NEW ORLEANS -- Just shy of a year since the city’s controversial decision to remove four Confederate monuments from their longtime locations, Mayor Mitch Landrieu on Wednesday announced plans for the sites where they sat.
The plans, though, leave several questions unanswered. Key among them: what will become of the monuments themselves.
Post-removal plans were supposed to be announced weeks after crews hauled the four statues away last April and May. Since then, that promise fell by the wayside, and other ideas that were discussed never came to fruition.
"The removal of the monuments took much longer and was harder than ever anticipated. Following the removal, the city needed a moment to pause and reflect,” Landrieu said in a prepared statement.
Landrieu said that before he leaves office on May 7, the city will perform “beautification” work at Lee Circle and leave in place the column on which the statue of the Confederate general stood.
He said the city will partner with the Foundation for Louisiana to begin a public process to figure out what should replace Lee.
Donations to that foundation were used to pay for much of the cost of removing the monuments. That kept most of the expense from being footed by taxpayers, but it also kept the public from learning who paid most of the cost.
The city said it expects an update on the future of Lee Circle by June but that a decision likely will not come until the fall.
The Ford Foundation will pay for the public process to decide the future of Lee Circle.
At the three other sites:
- An American flag will go where the statue of Confederate President Jefferson Davis once stood at Canal Street and South Jefferson Davis Parkway.
- The pedestal at the entrance to City Park on Bayou St. John where the statue of Gen. P.G.T. Beauregard was located will be removed and the area landscaped.
- The patch of grass behind the Westin Hotel where the Liberty Place monument stood will remain vacant.
The future of the statues and monument will, however, be another wait-and-see situation.
Landrieu said he will defer to Mayor-elect LaToya Cantrell and the next City Council for decisions on what to do with them.
“The process to relocate the four removed monuments should not be rushed,” Landrieu said. “Therefore, we trust that the next administration and City Council will have the appropriate time to begin and finish such a sensitive process."
A spokesman for Cantrell said minutes after Landrieu announced the plans that it was the first time the Cantrell transition team heard of them.

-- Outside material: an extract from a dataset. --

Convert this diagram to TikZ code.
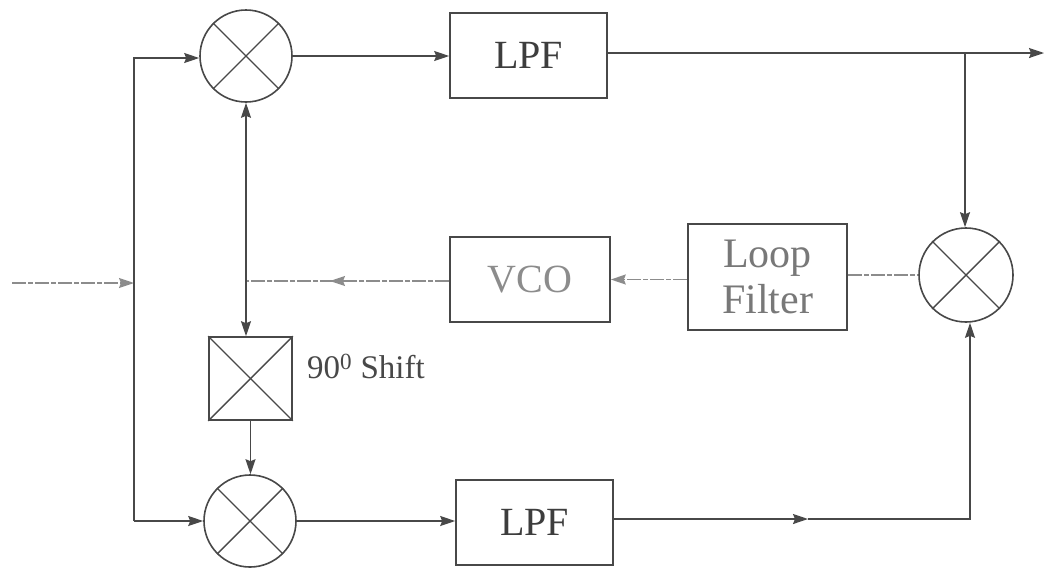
\documentclass[tikz,border=0pt]{standalone}
\usepackage{fontspec}
\setmainfont{Liberation Serif}
\usetikzlibrary{arrows.meta}
\definecolor{ink}{HTML}{484848}
\definecolor{faded}{HTML}{8C8C8C}
\tikzset{
  x=1pt,y=-1pt,
  wire/.style={draw=ink,line width=1.6pt},
  fadewire/.style={draw=faded,line width=1.4pt,dash pattern=on 14pt off 2pt on 5pt off 2pt},
  tip/.style={-{Stealth[length=15pt,width=10pt,inset=2pt]}},
  box/.style={draw=ink,line width=1.6pt,rectangle,inner sep=0pt,font=\fontsize{40}{44}\selectfont,text=ink!85!black},
  mixer/.style={draw=ink,line width=1.6pt,circle,inner sep=0pt,minimum size=92pt},
  xline/.style={draw=ink,line width=1.4pt}
}
\newcommand{\boxat}[7]{\node[box,minimum width=#4 pt,minimum height=#5 pt,align=center,#7] (#1) at (#2,#3) {#6};}
\begin{document}
\begin{tikzpicture}
\useasboundingbox[fill=white] (0,0) rectangle (1048,574);
% mixers
\node[mixer] (mt) at (246,56) {};
\node[mixer] (mb) at (250,521) {};
\node[mixer,minimum size=94pt] (mr) at (966,275) {};
\foreach \m in {mt,mb,mr}{
  \draw[xline] (\m.45) -- (\m.225);
  \draw[xline] (\m.135) -- (\m.315);
}
% boxes
\boxat{lpft}{528.5}{55.5}{157}{85}{LPF}{}
\boxat{lpfb}{534.5}{522.5}{157}{85}{LPF}{}
\boxat{vco}{530}{279.5}{160}{85}{VCO}{text=faded}
\node[box,minimum width=159pt,minimum height=106pt,align=center,text=faded!70!ink,font=\fontsize{42}{46}\selectfont] (lf) at (767.5,277) {Loop\\Filter};
\node[draw=ink,line width=1.6pt,rectangle,minimum width=83pt,minimum height=83pt,inner sep=0pt] (sh) at (250.5,378.5) {};
\draw[xline] (sh.north west) -- (sh.south east);
\draw[xline] (sh.north east) -- (sh.south west);
\node[anchor=west,inner sep=0pt,text=ink,font=\fontsize{33}{36}\selectfont] (lab) at (307,366) {90\textsuperscript{0} Shift};
% coordinates
\coordinate (in) at (12,283);
\coordinate (bus) at (134,283);
\coordinate (bt) at (134,58);
\coordinate (bb) at (134,521);
\coordinate (out) at (1044,53);
\coordinate (j) at (965,53);
\coordinate (vj) at (246,281);
\coordinate (vm) at (330,281);
\coordinate (bc) at (970,519);
\coordinate (bm) at (808,519);
% input
\draw[fadewire,tip] (in) -- (bus);
\draw[wire,tip] (bb) -- (bt) -- (mt.west |- bt);
\draw[wire,tip] (bb) -- (mb.west);
% top
\draw[wire,tip] (mt.east) -- (lpft.west |- mt.east);
\draw[wire,tip] (lpft.east |- out) -- (out);
\draw[wire,tip] (j) -- (mr.north -| j);
% bottom
\draw[wire,tip] (mb.east) -- (lpfb.west |- mb.east);
\draw[wire,tip] (lpfb.east |- bc) -- (bm);
\draw[wire,tip] (bm) -- (bc) -- (bc |- mr.south);
% loop
\draw[fadewire] (lf.east |- mr.west) -- (mr.west);
\draw[fadewire,tip] (lf.west |- vco.east) -- (vco.east);
\draw[fadewire] (vco.west |- vj) -- (vj);
\draw[fadewire,tip] (vco.west |- vj) -- (vm);
% double arrow and shift
\draw[wire,{Stealth[length=15pt,width=10pt,inset=2pt]}-{Stealth[length=15pt,width=10pt,inset=2pt]}] (mt.south) -- (mt.south |- sh.north);
\draw[wire,tip] (sh.south) -- (sh.south |- mb.north);
\end{tikzpicture}
\end{document}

“The mayor-elect looks forward to an open, public and respectful discourse about the future of the four monuments and what was once the site of the statue of Robert E. Lee," said Mason Harrison, Cantrell’s communications director said a short time later.
The monuments have been stored in city warehouses or in impromptu sheds built over them after WWL-TV found them in a city junk yard following their removal.
Landrieu’s plans for the sites were announced days before he begins a tour to promote his new book, “In the Shadow of Statues: A White Southerner Confronts History.”
The book will be released March 20.
The official book launch will be March 21 in Brooklyn, New York, and include a discussion between Landrieu and writer Jelani Cobb, who profiled the mayor recently in The New Yorker.
Following that will be talks and signings March 26 in Atlanta, March 28 in Philadelphia and March 29 in Washington, D.C.
No local signing dates have been announced.
Aside from the monument removal, Landrieu’s book is his treatise on race relations in America, a wound he says has yet to heal.